I purchased the Morphy Richards 900g Breadmaker several years ago now and it has been in use literally 5 days a week since. My recipe and technique have changed over the years, but today I want to share with you the sandwich bread I make daily for my family, and exactly how I do it.
A few things first:
- You will notice that I use a combination of 1 cup semolina (solet), 2 cups whole wheat flour, and 1 cup high-gluten bread flour (kemach lechem). For me, in this machine, this gives the consistency of loaf we prefer. The semolina gives the loaf a nice crust and airy texture and the high-gluten bread flour gives it beautiful lift and light, soft crumb. I’m sure you can play around with any mix of flours – I have used part spelt, part ground oats, part chickpea flour, etc – as long as your total is 4 cups.
- You will also notice that I use 2 tablespoons of sugar in my bread and many of you will write me nasty letters about the evils of sugar. I agree that sugar is very bad for you. But we are talking here about 2 Tbsp in a loaf that makes 12-14 slices of bread. Do the math – it ends up being a VERY small amount of sugar in each slice. Don’t lose the forest for the orthorexic trees! And besides, as I understand the science of baking, the yeast actually eats a good part of that sugar which is what gives your bread the rise. That said, I’m sure you could cut it to 1 Tbsp if that makes you feel better. You could also use a less processed form of sugar such as molasses or maple syrup but scientifically, it’s pretty much the same to your body.
- I don’t bake in the machine. You CAN put the ingredients in your bread machine, set it and forget it, and it will mix, rise, and bake the entire thing. I did that, but found that, firstly, the machine’s canister makes an awkward shape and size of bread for school kid lunch sandwiches. Secondly, I didn’t like losing what amounted to several slices on each end of the loaf – one side for the baked-in mixing paddle you have to dig out, which leaves a big hole, and the top side that bakes into a domed shape. So, I put the ingredients in the machine, set it to a 1 1/2 hour mixing and rising cycle called “Dough”, then remove the dough, plop it into a normal-sized loaf pan and bake it in the oven. Why use the machine at all you ask? Because the machine kneads the dough for about 30 minutes and if you have ever tried to knead dough for 30 minutes, you know why I would prefer to avoid it. Honestly, I used to make bread that was the consistency of a door-stop. It was awful. This machine kneads and rises the dough so beautifully, my bread could now win prizes for lightness and perfection!

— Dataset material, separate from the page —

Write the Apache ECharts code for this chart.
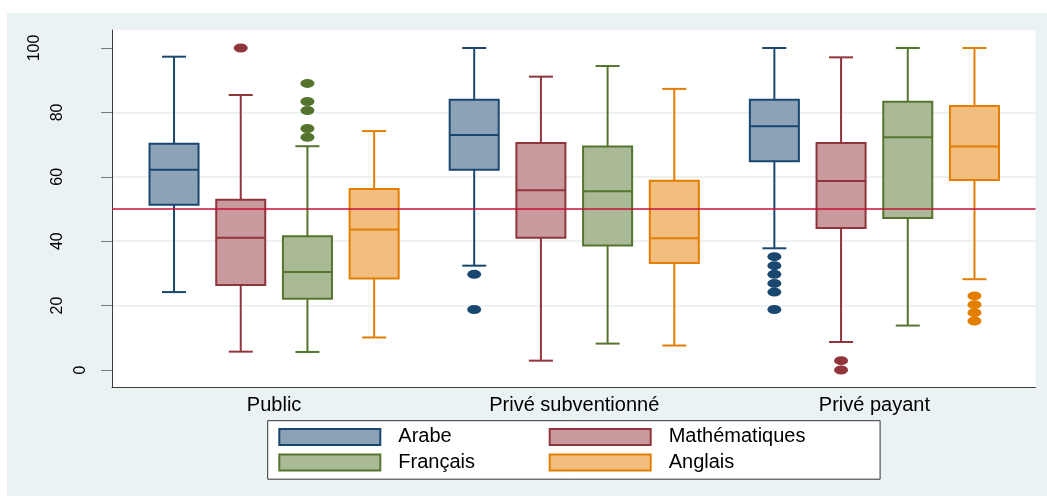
<!DOCTYPE html>
<html><head><meta charset="utf-8">
<script src="https://cdn.jsdelivr.net/npm/echarts@6/dist/echarts.min.js"></script>
<style>
html,body{margin:0;padding:0;background:#ffffff;}
#chart{position:absolute;left:7px;top:13px;width:1040px;height:483px;background:#eaf2f3;}
</style></head><body><div id="chart"></div>
<script>
// ---------- data ----------
const categories = ['Public', 'Privé subventionné', 'Privé payant'];
const subjects = ['Arabe', 'Mathématiques', 'Français', 'Anglais'];
const yTicks = [0, 20, 40, 60, 80, 100];
// per category: [lower whisker, Q1, median, Q3, upper whisker]
const arabe = [[24.2, 51.3, 62.2, 70.3, 97.3], [32.4, 62.2, 73.0, 83.9, 100], [37.8, 64.8, 75.7, 83.9, 100]];
const mathematiques = [[5.7, 26.4, 41.1, 52.9, 85.4], [2.9, 41.1, 55.8, 70.5, 91.1], [8.7, 44.1, 58.7, 70.5, 97.1]];
const francais = [[5.6, 22.1, 30.4, 41.5, 69.5], [8.2, 38.7, 55.5, 69.4, 94.4], [13.8, 47.2, 72.3, 83.3, 100]];
const anglais = [[10.1, 28.4, 43.6, 56.2, 74.2], [7.6, 33.2, 40.9, 58.8, 87.3], [28.2, 59.0, 69.4, 82.0, 100]];
// outside values per category
const arabeOut = [[], [29.7, 18.8], [35.2, 32.4, 29.7, 26.9, 24.2, 18.8]];
const mathematiquesOut = [[100], [], [2.9, 0]];
const francaisOut = [[89.0, 83.4, 80.6, 75.0, 72.3], [], []];
const anglaisOut = [[], [], [23.0, 20.3, 17.8, 15.2]];
const referenceValue = 50;

// ---------- style ----------
const strokes = ['#1a476f', '#90353b', '#55752f', '#e37e00'];
const fills = ['#8ca3b7', '#c89a9d', '#aaba97', '#f1be7f'];
const FONT = '"Liberation Sans", Arial, sans-serif';
const GROUP_STEP = 4.5;
const BOX_W = 0.735;
const CAP_W = 0.36;

const boxData = [arabe, mathematiques, francais, anglais];
const outData = [arabeOut, mathematiquesOut, francaisOut, anglaisOut];
const pos = (g, j) => g * GROUP_STEP + j;

function makeRender(j) {
  return function (params, api) {
    const x = api.value(0);
    const lo = api.coord([x, api.value(1)]);
    const q1 = api.coord([x, api.value(2)]);
    const md = api.coord([x, api.value(3)]);
    const q3 = api.coord([x, api.value(4)]);
    const hi = api.coord([x, api.value(5)]);
    const hw = api.size([BOX_W, 0])[0] / 2;
    const cw = api.size([CAP_W, 0])[0] / 2;
    const cx = lo[0];
    const ls = { stroke: strokes[j], lineWidth: 2, fill: null };
    return {
      type: 'group',
      children: [
        { type: 'line', shape: { x1: cx, y1: hi[1], x2: cx, y2: q3[1] }, style: ls },
        { type: 'line', shape: { x1: cx, y1: q1[1], x2: cx, y2: lo[1] }, style: ls },
        { type: 'line', shape: { x1: cx - cw, y1: hi[1], x2: cx + cw, y2: hi[1] }, style: ls },
        { type: 'line', shape: { x1: cx - cw, y1: lo[1], x2: cx + cw, y2: lo[1] }, style: ls },
        { type: 'rect', shape: { x: cx - hw, y: q3[1], width: 2 * hw, height: q1[1] - q3[1] },
          style: { fill: fills[j], stroke: strokes[j], lineWidth: 2 } },
        { type: 'line', shape: { x1: cx - hw, y1: md[1], x2: cx + hw, y2: md[1] }, style: ls }
      ]
    };
  };
}

const series = [{
  type: 'line', name: 'ref', data: [], z: 1, silent: true,
  markLine: {
    silent: true, symbol: 'none', label: { show: false }, animation: false,
    lineStyle: { color: '#c8103a', width: 1.5, type: 'solid' },
    data: [{ yAxis: referenceValue }]
  }
}];
subjects.forEach((s, j) => {
  series.push({
    type: 'custom', name: s, z: 3,
    renderItem: makeRender(j),
    encode: { x: 0, y: [1, 2, 3, 4, 5] },
    itemStyle: { color: fills[j], borderColor: strokes[j] },
    data: boxData[j].map((v, g) => [pos(g, j)].concat(v))
  });
});
subjects.forEach((s, j) => {
  const pts = [];
  outData[j].forEach((arr, g) => arr.forEach(v => pts.push([pos(g, j), v])));
  series.push({
    type: 'scatter', name: s + ' (extrêmes)', z: 4,
    symbol: 'circle', symbolSize: [14, 9],
    itemStyle: { color: strokes[j], opacity: 1 },
    data: pts
  });
});

const chart = echarts.init(document.getElementById('chart'), null, { renderer: 'canvas' });
chart.setOption({
  animation: false,
  backgroundColor: '#eaf2f3',
  textStyle: { fontFamily: FONT },
  grid: { left: 105, top: 17, right: 11.5, bottom: 109, show: true, backgroundColor: '#ffffff', borderWidth: 0 },
  legend: {
    data: subjects.map((s, j) => ({ name: s, itemStyle: { color: fills[j], borderColor: strokes[j], borderWidth: 2 } })),
    icon: 'rect', selectedMode: false,
    left: 260.7, top: 407.7, width: 545,
    orient: 'horizontal', itemGap: 0,
    itemWidth: 101, itemHeight: 16,
    padding: [3.5, 61, 4, 10.6],
    backgroundColor: '#ffffff', borderColor: '#333333', borderWidth: 1,
    textStyle: { fontSize: 20, fontFamily: FONT, color: '#000', lineHeight: 25.5, width: 150.4, padding: [0, 0, 0, 13] }
  },
  xAxis: {
    type: 'value', min: -0.93, max: 12.915,
    axisLine: { show: true, onZero: false, lineStyle: { color: '#3c3c3c', width: 1 } },
    axisTick: { show: false },
    splitLine: { show: false },
    axisLabel: {
      customValues: categories.map((c, g) => g * GROUP_STEP + 1.5),
      formatter: v => categories[Math.round((v - 1.5) / GROUP_STEP)],
      fontSize: 20, color: '#000', margin: 8, fontFamily: FONT
    }
  },
  yAxis: {
    type: 'value', min: -5.28, max: 105.59,
    axisLine: { show: true, onZero: false, lineStyle: { color: '#3c3c3c', width: 1 } },
    axisTick: { show: true, length: 11, customValues: yTicks, lineStyle: { color: '#777777' } },
    axisLabel: {
      customValues: yTicks, rotate: 90, margin: 19.5, fontSize: 16, lineHeight: 23, color: '#000', fontFamily: FONT,
      formatter: v => String(v) + '\n'.repeat(String(v).length - 1)
    },
    splitLine: { show: true, showMinLine: false, showMaxLine: false, lineStyle: { color: '#e6eef0', width: 1.5 } }
  },
  series: series
});
</script></body></html>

- I LOVE LOVE LOVE having fresh baked bread in the house every day. It smells amazing and makes my family feel very happy. I also make our weekly challah dough in the machine and take it out to braid it. It’s amazing. My bread machine is my most used and most loved kitchen appliance! When this one kicks the bucket, I will definitely but another one. Recommended!
- 2 Tbsp sugar or any sweetener of your choice
- 2 Tbsp olive oil
- 1 1/2 tsp salt
- 1 1/2 cups wrist-warm water
- 1 cup semolina (solet)
- 2 cups whole wheat flour
- 1 cup high-gluten bread flour (kemach lechem)
- 2 1/2 - 3 tsp dry yeast
- Place the ingredients in the canister of your bread machine in the exact order listed above.
- Turn the machine to the dough cycle only. (You can set it to whole wheat bread if you would like it to bake right in the machine (see my objections above)).
- When the 1 1/2 hour cycle is over and the timer rings, spray a loaf pan of the size you prefer with cooking spray.
- Spill a dollop of olive oil on the counter.
- Spread the oil around a little, coating your hands and your work space.
- Turn the dough out of the canister on to the oiled work space.
- Roll it tightly into a log, the length of your loaf pan.
- Place the loaf in the pan, seam-side down.
- Cover with plastic wrap or a clean kitchen towel and let rise in a warm spot for 30 minutes.
- At the end of the 30 minutes, uncover the loaf and place it in a COLD oven.
- Turn the oven on to 180C (350F) and bake for 30 minutes.
- Turn loaf out on to a cooling rack to cool.